As is usual in the islands’ legal system, the accused are guilty from the start and must demonstrate their innocence in the course of the investigation.

In addition, for these independent lawyers, the type of crime is badly applied. “The only thing that can apply is illegal entry into the country. The penalty is two years, and they can’t confiscate your boat,” explains Laritza Diversent, one of the attorneys.

According to Yamil, the trial was a circus. He refused to sign any document that incriminated him, and he does not accept the confiscation of his boat.

An ex-functionary of the Ministry of the Interior, analyzing his case, says, “It could appear subjective, but the key to all this is the boat. Many bigwigs and generals lean over backwards for good boats. If you find out where the boat actually is, you will have your answer. It’s easier to sentence you to 10 years for human trafficking, and you can confiscate the boat, than to give a sentence of two years for illegal entry, a punishment where, after you get out of prison, you can ask for your boat back.”

The United States Consul in Cuba visits him every three months, and Yamil is not satisfied with his treatment. “To save medication they open the pills for me and leave me only a daily dosage. They allege that they don’t want to have a diplomatic conflict because of the Cuban Americans who are prisoners on the island,” Domínguez said.

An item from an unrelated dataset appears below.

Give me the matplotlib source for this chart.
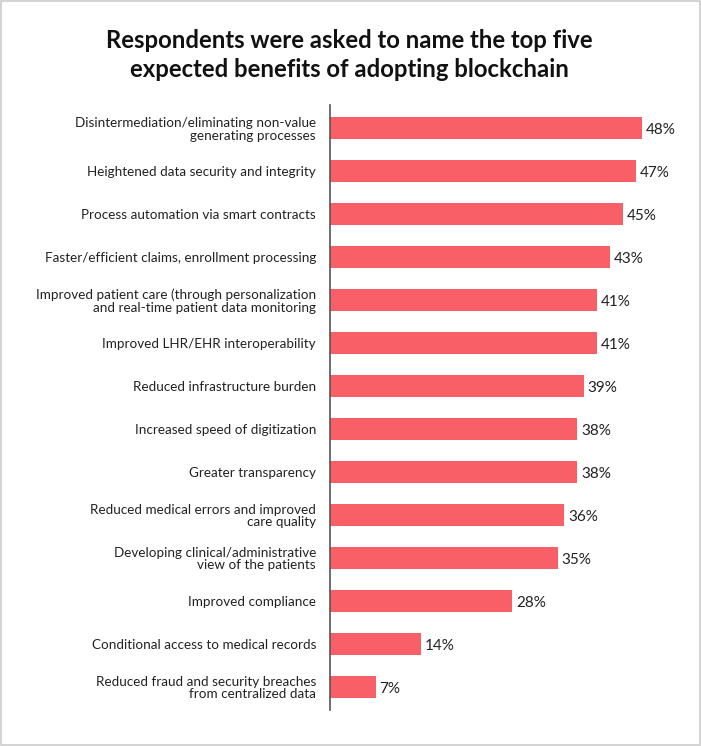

And they do little. Or nothing. Meanwhile, Yamil does not remain with his arms crossed. He has opened a personal blog, Notorious Injustice, which is updated by his wife and his sister. He writes not only about his drama but also about life in prison, politics, or Orlando Zapata.

After two-and-a-half-years in prison, Yamil Domínguez is convinced that his only crime is having been born in Cuba and having chosen the option of emigrating. He believes that he’s paying for that. No more.

Iván García

Note: Since April 14, Yamil decided to stop eating food and to take only liquids, so that his case will stop being a notorious injustice.